Senior enforcement officials were stripped of the authority to issue subpoenas and take sworn testimony by the previous administration. Instead, the authority was limited to the director of the SEC Enforcement Division.
With the change made last week, there are an estimated three dozen senior SEC officials who can move ahead with investigations using these critical investigatory powers.
During the Trump administration, the number of new investigations progressively dropped every year, according to The Wall Street Journal. The SEC undertook 1,063 investigations in 2016, the newspaper said, but only about 640 in fiscal year 2020.
The new delegation of investigative powers should enable enforcement officials to respond more rapidly to credible reports of fraud or misconduct.
The rule change “empowers the senior officers closest to the facts of the case to authorize formal orders, improving the process,” Acting Enforcement Director Melissa R. Hodgman told The Wall Street Journal.
The developments at the SEC should inspire whistleblowers’ confidence in the SEC, encouraging more to come forward. They are an indispensable driver of SEC investigations and enforcement.
With expanded authority and a more enforcement-oriented outlook, whistleblowers’ reports may now develop into SEC investigations more frequently and more quickly, and yield more enforcement actions.
Under Dodd-Frank and the rules of the SEC whistleblower program, SEC whistleblowers are entitled to protection against job retaliation, confidentiality and rewards.
SEC whistleblowers may receive 10% to 30% of the amount collected in sanctions as a result of the whistleblower’s information and assistance, if sanctions exceed $1 million.

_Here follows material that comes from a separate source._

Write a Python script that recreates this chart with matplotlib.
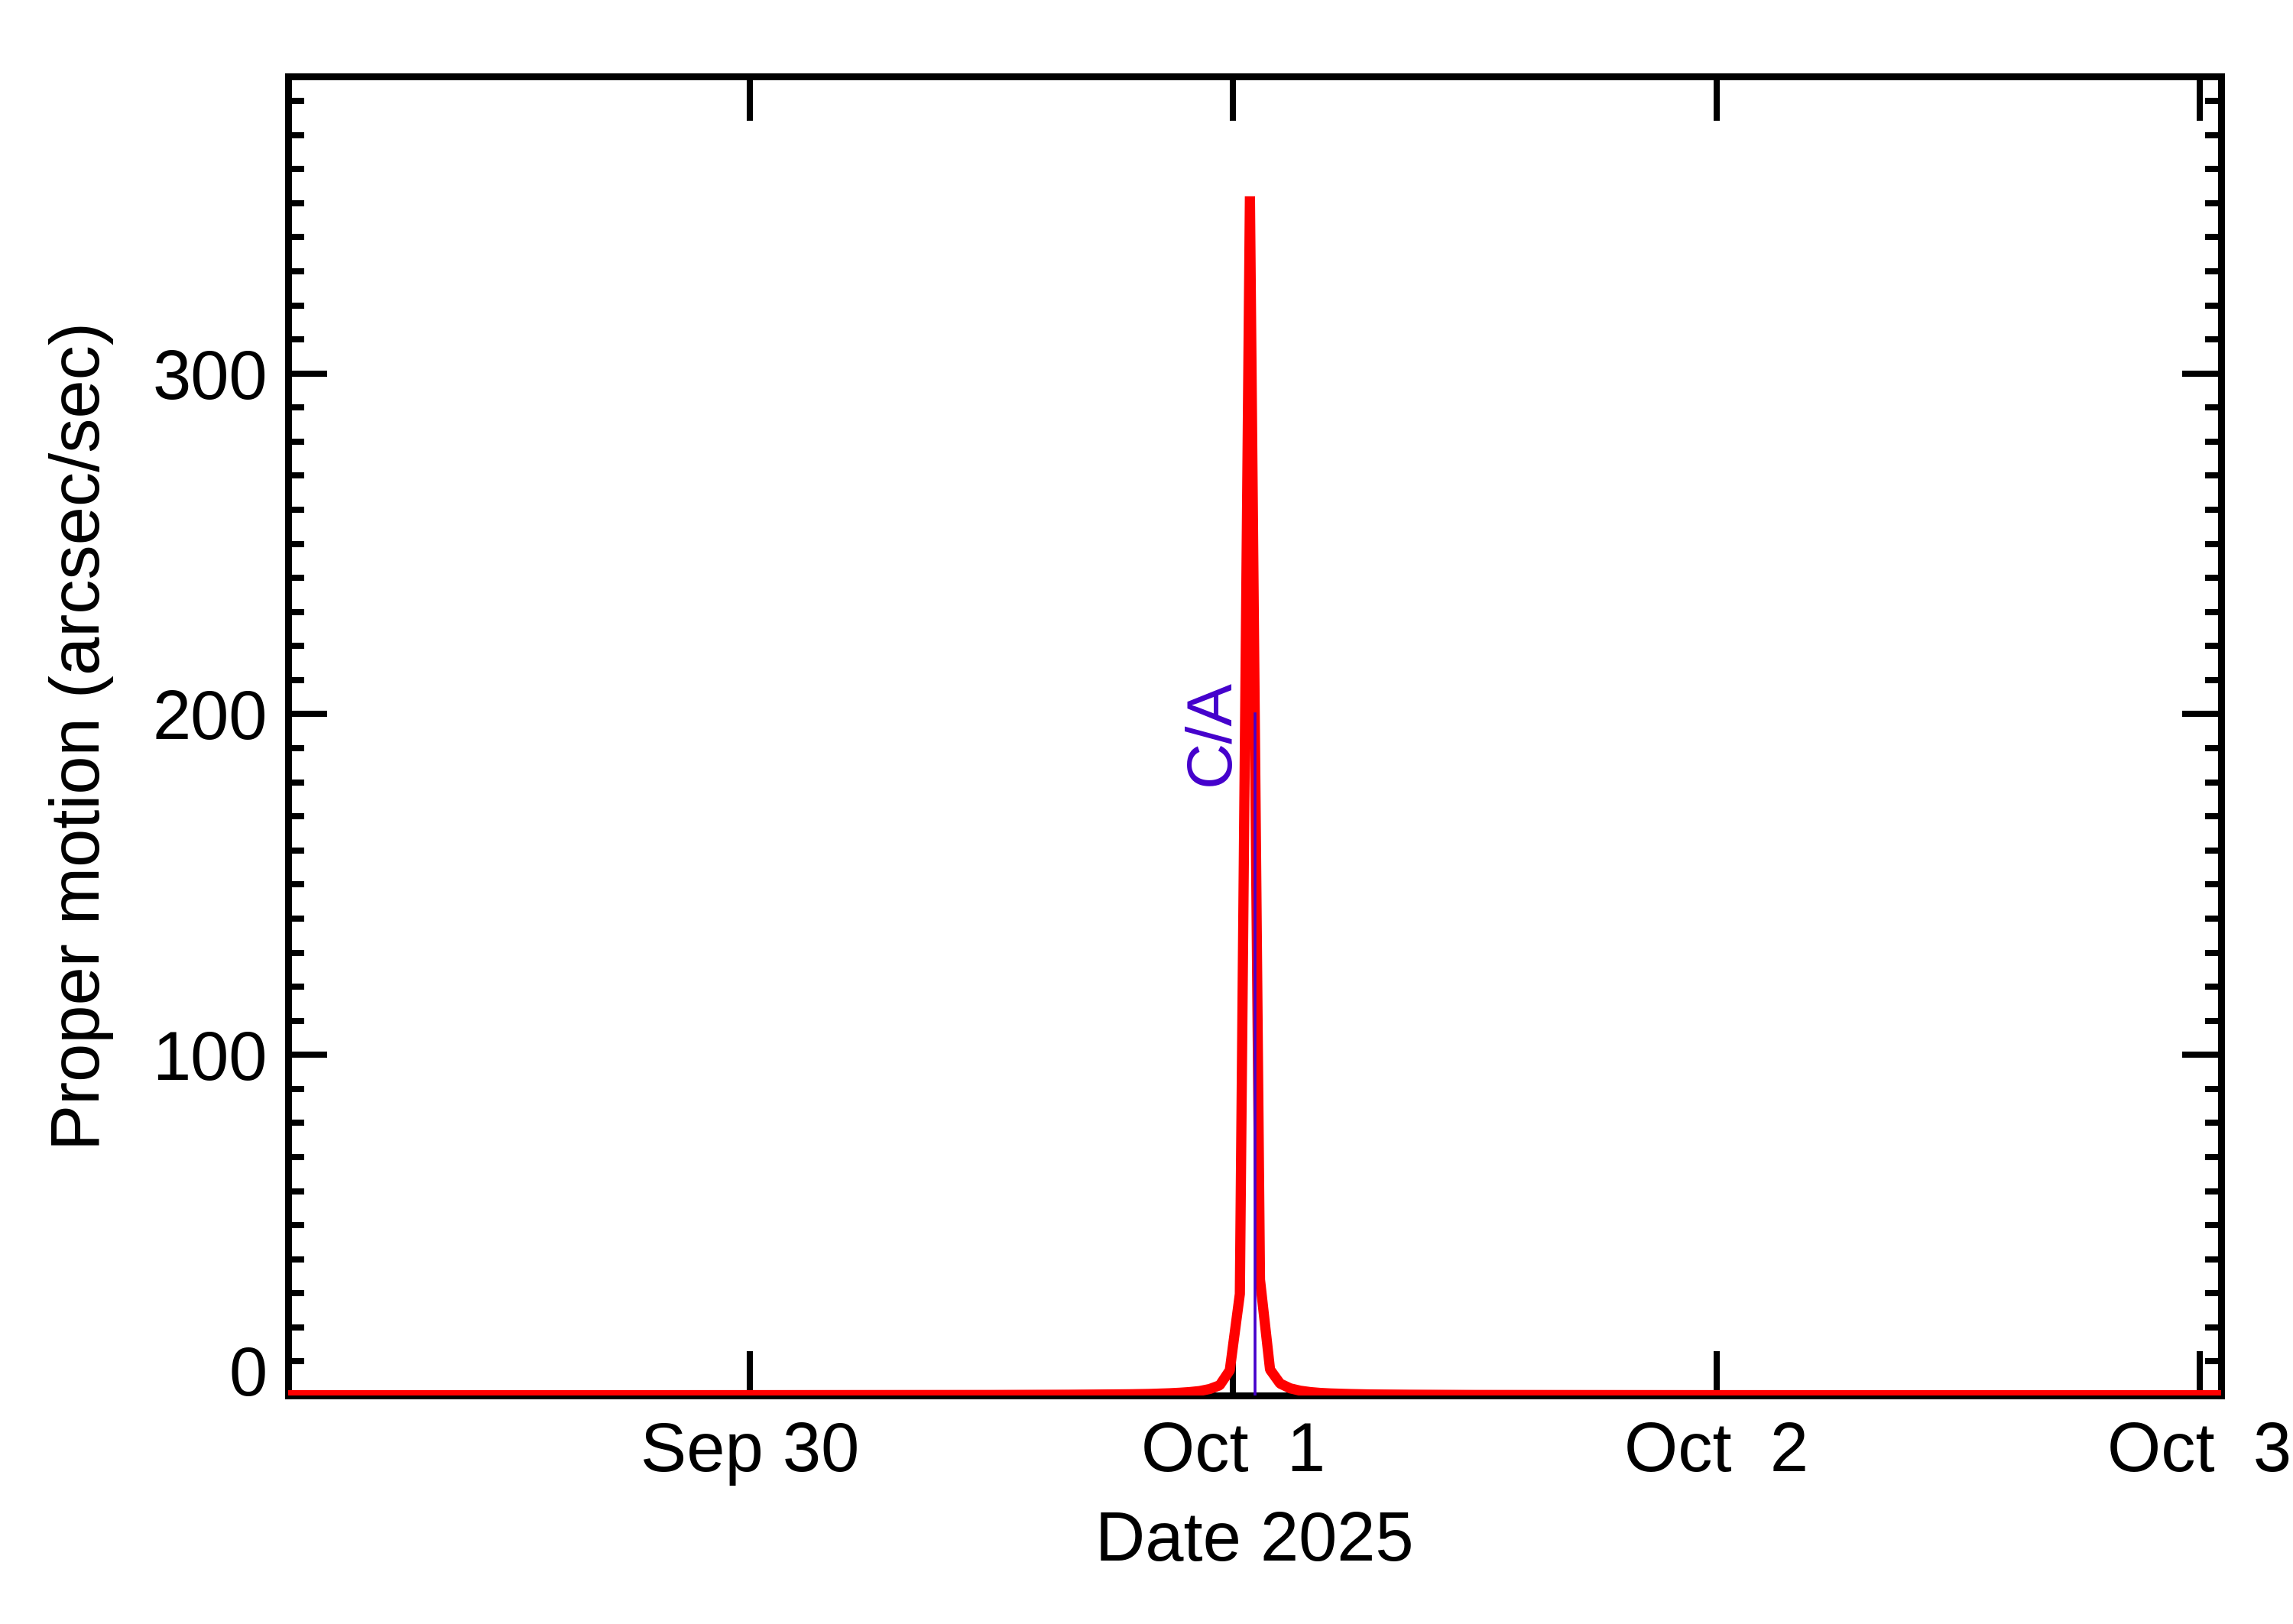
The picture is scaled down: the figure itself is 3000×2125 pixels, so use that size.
import numpy as np
import pandas as pd
import matplotlib
matplotlib.use("Agg")
import matplotlib.pyplot as plt
from matplotlib.ticker import FixedLocator, FuncFormatter, MultipleLocator
import matplotlib.dates as mdates

plt.rcParams["font.family"] = ["Liberation Sans", "DejaVu Sans"]

# --- data: hours from 2025-10-01 00:00 UT, proper motion in arcsec/sec ---
hours = [-46.94, -36.0, -24.0, -12.0, -8.165, -6.165, -5.165, -4.165,
         -3.665, -3.165, -2.665, -2.165, -1.665, -1.165, -0.665, -0.165,
         0.335, 0.835, 1.335, 1.835, 2.335, 2.835, 3.335, 3.835, 4.335,
         4.835, 5.835, 6.835, 8.835, 12.0, 24.0, 36.0, 49.06]
motion = [0.08, 0.09, 0.10, 0.15, 0.22, 0.30, 0.35, 0.45,
          0.55, 0.65, 0.80, 1.00, 1.30, 1.90, 3.00, 7.40,
          29.8, 352.0, 34.0, 7.60, 3.50, 2.10, 1.40, 1.00, 0.75,
          0.60, 0.42, 0.30, 0.22, 0.15, 0.10, 0.09, 0.08]

ca_hour = 1.07          # close approach, Oct 1 ~01:04 UT
ca_top = 200.0
window = 48.0           # hours either side of C/A

t0 = pd.Timestamp("2025-10-01 00:00")
times = t0 + pd.to_timedelta(hours, unit="h")
ca_time = t0 + pd.to_timedelta(ca_hour, unit="h")
day_ticks = pd.date_range("2025-09-30", "2025-10-03", freq="D")

fig = plt.figure(figsize=(30, 21.25), dpi=100)
ax = fig.add_axes([377 / 3000, 1 - 1826 / 2125, 2529 / 3000, 1726 / 2125])

ax.plot(times, motion, color="red", lw=9.6, solid_joinstyle="bevel", zorder=3)
ax.plot([ca_time, ca_time], [0, ca_top], color="#4400cc", lw=2.6, zorder=4)
ax.annotate("C/A", xy=(ca_time, 179), xytext=(-12, 0), textcoords="offset points",
            rotation=90, ha="right", va="bottom", color="#4400cc", fontsize=60)

ax.set_xlim(ca_time - pd.Timedelta(hours=window), ca_time + pd.Timedelta(hours=window))
ax.set_ylim(0, 387.2)

ax.xaxis.set_major_locator(FixedLocator(mdates.date2num(day_ticks)))
ax.xaxis.set_major_formatter(
    FuncFormatter(lambda v, _: (lambda d: f"{d:%b} {d.day:2d}")(mdates.num2date(v))))
ax.yaxis.set_major_locator(FixedLocator([0, 100, 200, 300]))
ax.yaxis.set_minor_locator(MultipleLocator(10))

for s in ax.spines.values():
    s.set_linewidth(6.5)
ax.tick_params(axis="both", which="both", direction="in", top=True, right=True,
               width=5.8, labelsize=65, pad=24)
ax.tick_params(axis="x", which="major", length=41.8)
ax.tick_params(axis="y", which="major", length=36.7, pad=19.5)
ax.tick_params(axis="y", which="minor", length=15)

ax.set_xlabel("Date 2025", fontsize=65)
ax.set_ylabel("Proper motion (arcsec/sec)", fontsize=65)
ax.xaxis.set_label_coords(0.5, -0.087)
ax.yaxis.set_label_coords(-0.09, 0.5)

fig.canvas.draw()
ax.yaxis.get_major_ticks()[0].label1.set_verticalalignment("baseline")

plt.savefig("out.png", dpi=100)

The SEC calculates the reward percentage based on many factors, including the value of whistleblowers’ information and their level of assistance in an investigation.
The SEC’s whistleblower program issued a record $175 million in awards to 39 whistleblowers in fiscal year 2020. Since issuing its first whistleblower award in 2012, the SEC has awarded a total of more than $738 million to 134 individuals. (The money for SEC whistleblower rewards comes from a special fund that is financed entirely through monetary sanctions paid to the SEC by securities law violators.)
As of Oct. 1, whistleblower information and assistance resulted in more than $2.7 billion in total monetary sanctions by the SEC.